My favorite part was looking for bears; cycling on the Hike and Bike Trails that follows the river through town and continues out to a variety of trails that lead to water falls and other adventures.  We passed a beaver dam, some ducks, and followed some paw prints, but did not see any bears.

Beaver Dam on Hike and Bike trail Photo by Nicki Hurd

August, 2009

Mushroom Festival 2009: Telluride, Colorado

Mushroom Festival Photo by Andrew Leggett

The information center informed us of the mushroom festival.

Mushroom Festival Photo by Nicki Hurd

Of course we had to go.

Mushroom Festival  Photo by Andrew Leggett

Media was out to cover the event.

Mushroom Festival Photo by Nicki Hurd

The parade was full of characters.

Mushroom Festival  Photo by Andrew Leggett

It was good fun for all ages.

Mushroom Festival  Photo by Andrew Leggett

It is a delicious memory. August, 2009

Bear Creek Lodge: Mountain Village, Colorado

Located in the midst of birch and evergreen trees.

Bear Creek Lodge Photo by Andrew Leggett

The architecture blended beautifully with nature.

Bear Creek Lodge Photo by Nicki Hurd

Mountain views from all around.

Bear Creek Lodge  Photo by Andrew Leggett

Even in August the fireplace was a nice visual.

Bear Creek Lodge Photo by Nicki Hurd

We explored the woods in the back and soaked in the hot tub.

Bear Creek Lodge Photo by Nicki Hurd

It is very soothing to be high in the mountains so close to the sky.

Bear Creek Lodge is in a quiet place surrounded by nature. The Mountain Plaza is nearby, has eateries and a market, and it’s just a short walk away.  The lodge offers a shuttle ride free of charge, and there is a funicular from the lodge to Mountain Village Plaza.  Riding on the funicular and taking in the view was our favored way to travel.  When it was not in use we hopped on it.
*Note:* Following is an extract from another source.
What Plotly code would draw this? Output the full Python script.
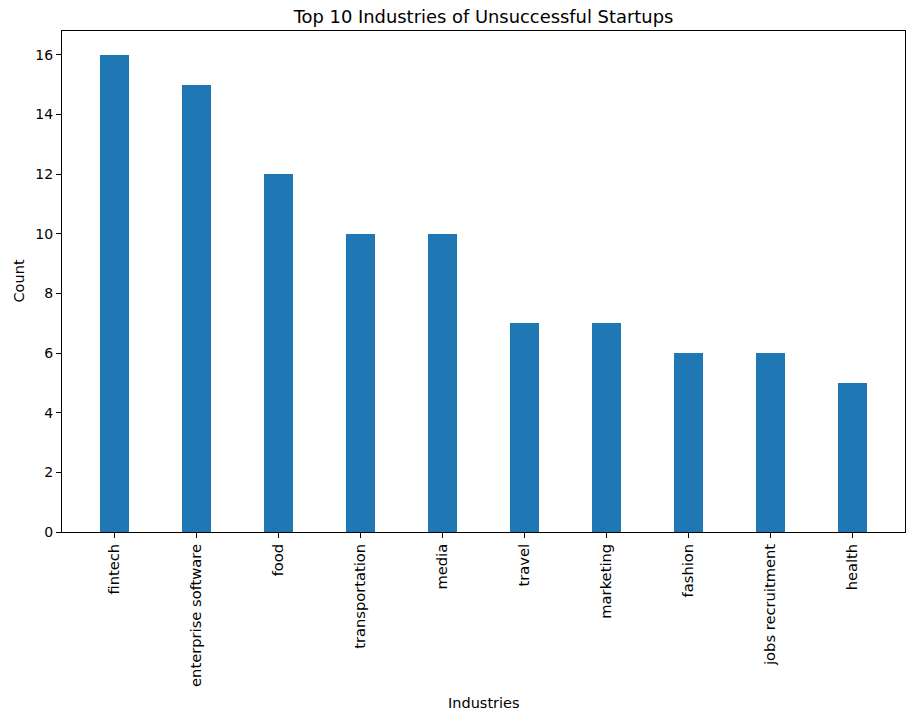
import plotly.graph_objects as go

industries = ["fintech", "enterprise software", "food", "transportation", "media",
              "travel", "marketing", "fashion", "jobs recruitment", "health"]
counts = [16, 15, 12, 10, 10, 7, 7, 6, 6, 5]
y_ticks = [0, 2, 4, 6, 8, 10, 12, 14, 16]

W, H = 906, 715
L, R, T, B = 62, 1, 31, 183
pw, ph = W - L - R, H - T - B

FAM = "DejaVu Sans"
font = dict(family=FAM, size=14.5, color="black")
xtick_font = dict(family=FAM, size=14.7, color="black")
ytick_font = dict(family=FAM, size=14, color="black")

fig = go.Figure(go.Bar(
    x=list(range(len(industries))), y=counts, width=0.35,
    marker=dict(color="#1f77b4", line=dict(width=0)),
))

fig.update_layout(
    width=W, height=H,
    margin=dict(l=L, r=R, t=T, b=B),
    plot_bgcolor="white", paper_bgcolor="white",
    showlegend=False,
    font=font,
    title=dict(text="Top 10 Industries of Unsuccessful Startups",
               font=dict(family=FAM, size=17.9, color="black"),
               x=(L + pw / 2) / W, xanchor="center",
               y=1 - 17 / H, yanchor="middle", yref="container"),
    bargap=0,
)
fig.update_xaxes(
    range=[-0.6425, 9.6425],
    tickmode="array", tickvals=list(range(len(industries))), ticktext=industries,
    tickangle=-90, ticks="outside", ticklen=5, tickcolor="black", tickwidth=1,
    showline=True, linecolor="black", linewidth=1, mirror=True,
    showgrid=False, zeroline=False, tickfont=xtick_font,
)
fig.update_yaxes(
    range=[0, 16.8],
    tickmode="array", tickvals=y_ticks, ticktext=[str(v) for v in y_ticks],
    ticks="outside", ticklen=5, tickcolor="black", tickwidth=1,
    showline=True, linecolor="black", linewidth=1, mirror=True,
    showgrid=False, zeroline=False, tickfont=ytick_font,
)
fig.add_annotation(text="Count", xref="paper", yref="paper",
                   x=(18 - L) / pw, y=0.5, xanchor="center", yanchor="middle",
                   textangle=-90, showarrow=False, font=font)
fig.add_annotation(text="Industries", xref="paper", yref="paper",
                   x=0.5, y=(T + ph - 703) / ph, xanchor="center", yanchor="middle",
                   showarrow=False, font=font)

fig.write_html("out.html", config={"displayModeBar": False},
               post_script="document.body.style.margin='0';document.body.style.overflow='hidden';")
The shuttle was driven by a lovely young lad from eastern Europe, working there for the summer.  We had a discussion about bears as it is called Bear Creek; I was hoping to catch a glimpse of one.  He told us they are known for being a nuisance.  If they get into the rubbish they make quite a mess.  Guess it hasn’t occurred to those bears that if they tidied up after themselves, they would have better relationships with the locals. Telluride was near enough for a meal, and it was enjoyable looking around from the gondola as we flew over the trees.
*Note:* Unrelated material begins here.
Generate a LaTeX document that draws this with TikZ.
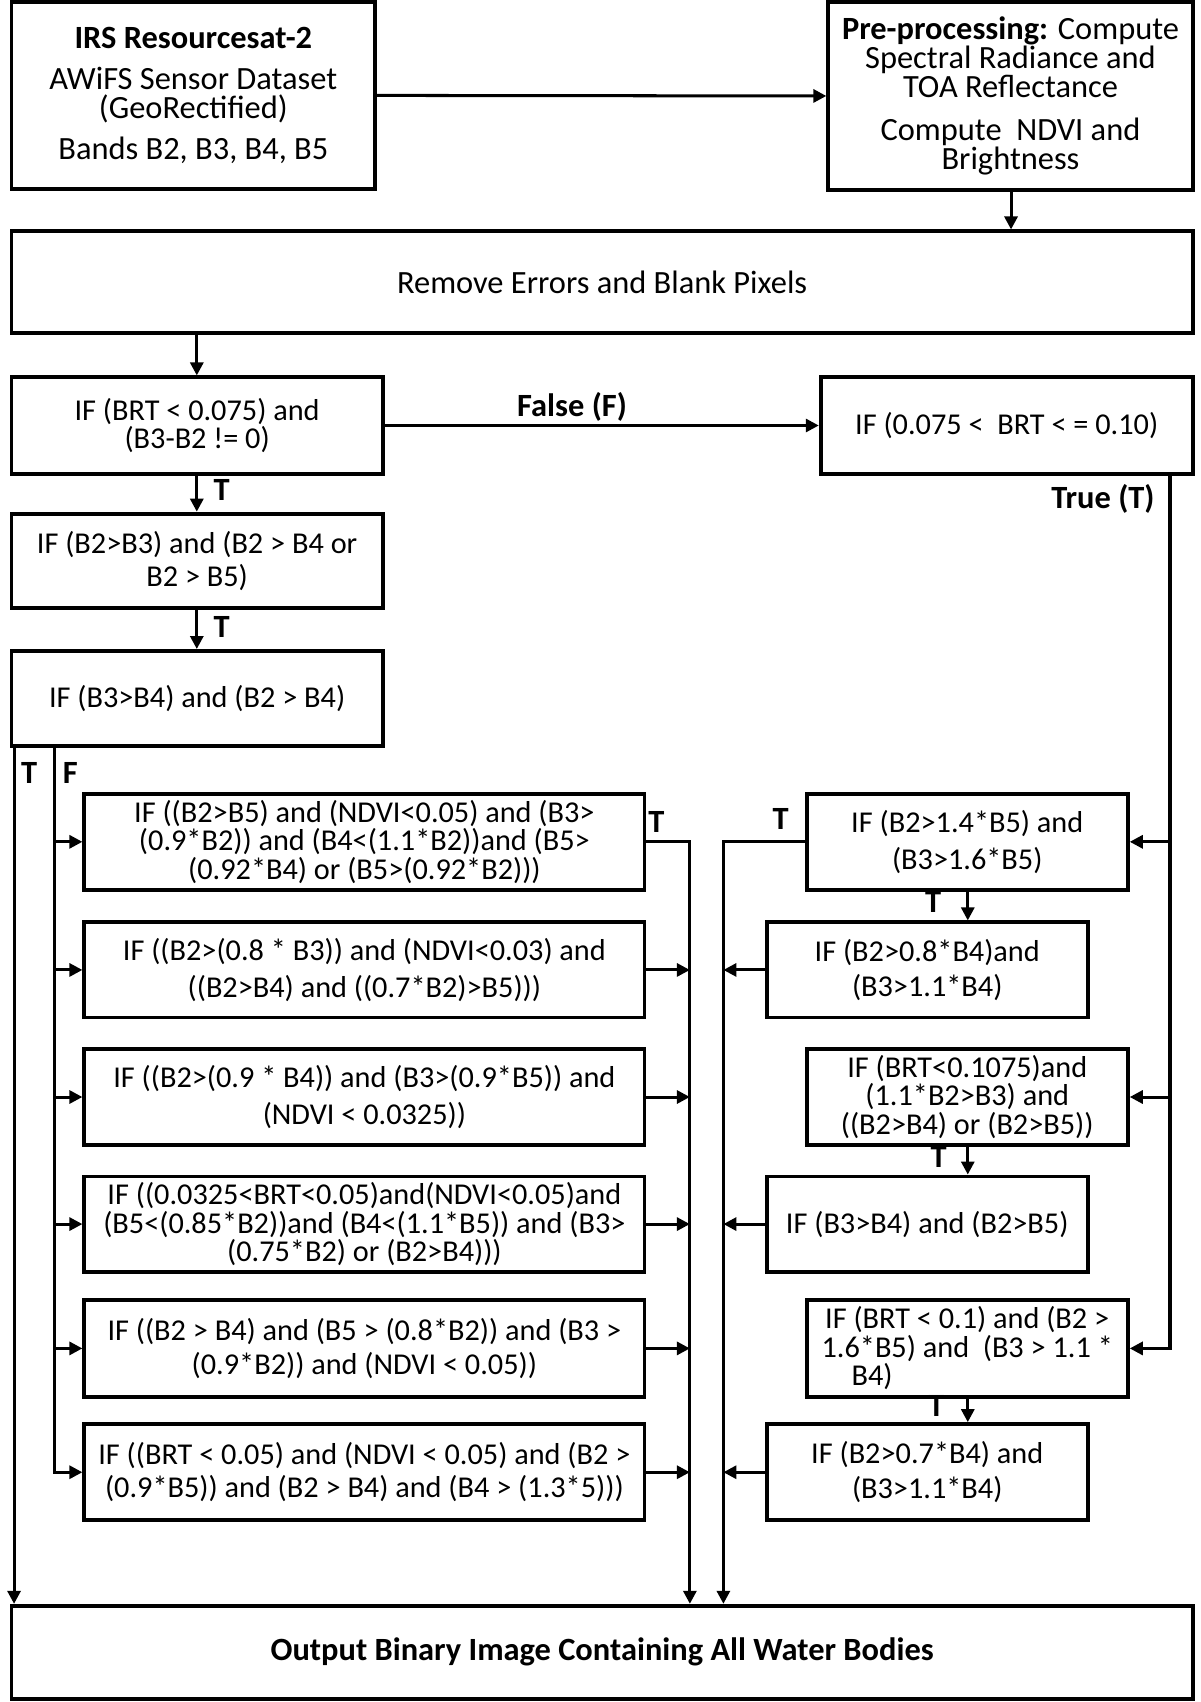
\documentclass[tikz,border=0pt]{standalone}
\usepackage{fontspec}
\setmainfont{Carlito}
\usetikzlibrary{arrows.meta,calc}
\begin{document}
\begin{tikzpicture}[x=0.5pt,y={(0pt,-0.5pt)},
  box/.style={draw, line width=1.8pt, inner sep=0pt, align=center, font=\fontsize{14}{16}\selectfont},
  bb/.style n args={4}{minimum width={(#3-#1)*0.5pt}, minimum height={(#4-#2)*0.5pt}, at={({(#1+#3)/2},{(#2+#4)/2})}},
  ln/.style={line width=1.4pt},
  arr/.style={line width=1.4pt, -{Triangle[length=6pt,width=6pt]}},
  lbl/.style={font=\fontsize{15}{15}\selectfont\bfseries, inner sep=0pt},
]
\useasboundingbox (0,0) rectangle (1110,1574);
% coordinates for vertical runs
\coordinate (tx) at (13,0);
\coordinate (fx) at (50,0);
\coordinate (cl) at (638,0);
\coordinate (cr) at (669,0);
\coordinate (ex) at (1082,0);
\coordinate (rx) at (895,0);
\coordinate (dx) at (182,0);
\coordinate (bx) at (935,0);
% top
\node[box, bb={10.6}{1.5}{347}{175}, font=\fontsize{15}{13.2}\selectfont] (A)
  {\textbf{IRS Resourcesat-2}\\[5.8pt] AWiFS Sensor Dataset\\ (GeoRectified)\\[5.8pt] Bands B2, B3, B4, B5};
\node[box, bb={766}{1.5}{1103}{176}, font=\fontsize{15}{13.5}\selectfont] (B)
  {\textbf{Pre-processing:} Compute\\ Spectral Radiance and\\ TOA Reflectance\\[6.5pt] Compute~~NDVI and\\ Brightness};
\node[box, bb={10.6}{214}{1103}{308}, font=\fontsize{15}{16}\selectfont] (C) {Remove Errors and Blank Pixels};
\node[box, bb={10.6}{349}{354}{438}, font=\fontsize{14}{11.5}\selectfont] (D)
  {IF (BRT < 0.075) and\\ (B3-B2 != 0)};
\node[box, bb={759}{349}{1103}{438}] (E) {IF (0.075 <~ BRT < = 0.10)};
\node[box, bb={10.6}{475}{354}{562}, font=\fontsize{14}{15.25}\selectfont] (F)
  {IF (B2>B3) and (B2 > B4 or\\ B2 > B5)};
\node[box, bb={10.6}{602}{354}{690}] (G) {IF (B3>B4) and (B2 > B4)};
% left column
\node[box, bb={78}{734}{596}{823}, font=\fontsize{14}{11.5}\selectfont] (L1)
  {IF ((B2>B5) and (NDVI<0.05) and (B3>\\ (0.9*B2)) and (B4<(1.1*B2))and (B5>\\ (0.92*B4) or (B5>(0.92*B2)))};
\node[box, bb={78}{853}{596}{941}, font=\fontsize{14}{17}\selectfont] (L2)
  {IF ((B2>(0.8 * B3)) and (NDVI<0.03) and\\ ((B2>B4) and ((0.7*B2)>B5)))};
\node[box, bb={78}{970}{596}{1059}, font=\fontsize{14}{17}\selectfont] (L3)
  {IF ((B2>(0.9 * B4)) and (B3>(0.9*B5)) and\\ (NDVI < 0.0325))};
\node[box, bb={78}{1088}{596}{1176}, font=\fontsize{14}{11.5}\selectfont] (L4)
  {IF ((0.0325<BRT<0.05)and(NDVI<0.05)and\\ (B5<(0.85*B2))and (B4<(1.1*B5)) and (B3>\\ (0.75*B2) or (B2>B4)))};
\node[box, bb={78}{1202}{596}{1292}, font=\fontsize{14}{15.5}\selectfont] (L5)
  {IF ((B2 > B4) and (B5 > (0.8*B2)) and (B3 >\\ (0.9*B2)) and (NDVI < 0.05))};
\node[box, bb={78}{1317}{596}{1406}, font=\fontsize{14}{15.5}\selectfont] (L6)
  {IF ((BRT < 0.05) and (NDVI < 0.05) and (B2 >\\ (0.9*B5)) and (B2 > B4) and (B4 > (1.3*5)))};
% right column
\node[box, bb={746}{734}{1043}{823}, font=\fontsize{14}{17}\selectfont] (R1)
  {IF (B2>1.4*B5) and\\ (B3>1.6*B5)};
\node[box, bb={709}{853}{1006}{941}, font=\fontsize{14}{16.25}\selectfont] (R2)
  {IF (B2>0.8*B4)and\\ (B3>1.1*B4)};
\node[box, bb={746}{970}{1043}{1059}, font=\fontsize{14}{10.75}\selectfont] (R3)
  {IF (BRT<0.1075)and\\ (1.1*B2>B3) and\\ ((B2>B4) or (B2>B5))};
\node[box, bb={709}{1088}{1006}{1176}] (R4) {IF (B3>B4) and (B2>B5)};
\node[box, bb={746}{1202}{1043}{1292}, font=\fontsize{14}{11.25}\selectfont] (R5)
  {IF (BRT < 0.1) and (B2 >\\ 1.6*B5) and~~(B3 > 1.1 *\\ \makebox[107pt][l]{B4)}};
\node[box, bb={709}{1317}{1006}{1406}, font=\fontsize{14}{16}\selectfont] (R6)
  {IF (B2>0.7*B4) and\\ (B3>1.1*B4)};
% output
\node[box, bb={10.6}{1485}{1103}{1571}, font=\fontsize{15}{16}\selectfont\bfseries] (O)
  {Output Binary Image Containing All Water Bodies};
% connectors
\draw[arr] (A.east) -- (B.west);
\draw[arr] (B.south -| bx) -- (C.north -| bx);
\draw[arr] (C.south -| dx) -- (D.north -| dx);
\draw[arr] (D.east) -- (E.west);
\node[lbl] (lf) at (529,376) {False (F)};
\draw[arr] (D.south -| dx) -- (F.north -| dx);
\node[lbl] (t1) at (205,453) {T};
\draw[arr] (F.south -| dx) -- (G.north -| dx);
\node[lbl] (t2) at (205,580) {T};
\draw[arr] (G.south -| tx) -- (O.north -| tx);
\node[lbl] (t3) at (27,715) {T};
\draw[arr] (G.south -| fx) |- (L6.west);
\node[lbl] (f1) at (65,715) {F};
\foreach \n in {L1,L2,L3,L4,L5} {\draw[arr] (\n.west -| fx) -- (\n.west);}
\draw[arr] (L1.east) -| (O.north -| cl);
\node[lbl] (t4) at (607,760) {T};
\foreach \n in {L2,L3,L4,L5,L6} {\draw[arr] (\n.east) -- (\n.east -| cl);}
\draw[arr] (R1.west) -| (O.north -| cr);
\node[lbl] (t5) at (722,757) {T};
\foreach \n in {R2,R4,R6} {\draw[arr] (\n.west) -- (\n.west -| cr);}
\draw[arr] (E.south -| ex) |- (R5.east);
\node[lbl] (lt) at (1020,461) {True (T)};
\foreach \n in {R1,R3} {\draw[arr] (\n.east -| ex) -- (\n.east);}
\draw[arr] (R1.south -| rx) -- (R2.north -| rx);
\node[lbl] (t6) at (863,834) {T};
\draw[arr] (R3.south -| rx) -- (R4.north -| rx);
\node[lbl] (t7) at (868,1070) {T};
\draw[arr] (R5.south -| rx) -- (R6.north -| rx);
\node[lbl] (t8) at (866,1300) {T};
\end{tikzpicture}
\end{document}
It was relaxing when we stayed in and stirred something up in the kitchen, and enjoyed the feast in the dining room. The condo was lovely with a gourmet kitchen and a jetted bathtub. The sun beamed in through the large windows that had no blinds, warming the room and pleasantly lighting the condo throughout.  It was not too hot to be unbearable with the windows open, but it was just a little warm for me during the night because there was no air conditioning.  That was surprising for such a luxurious place, but to others it might not be uncomfortable.   Living in Texas with the chronic heat may have caused me to have a  warmer core. :- )   I always look forward to cooler climates.  As I recall reception said,  “most of their business is done during the ski season and heat is the primary concern”.      There is so much gorgeous nature around, and it is a temperate climate during summer, that it is a summer holiday pick for me.  It was so nice that we stayed one more night than planned.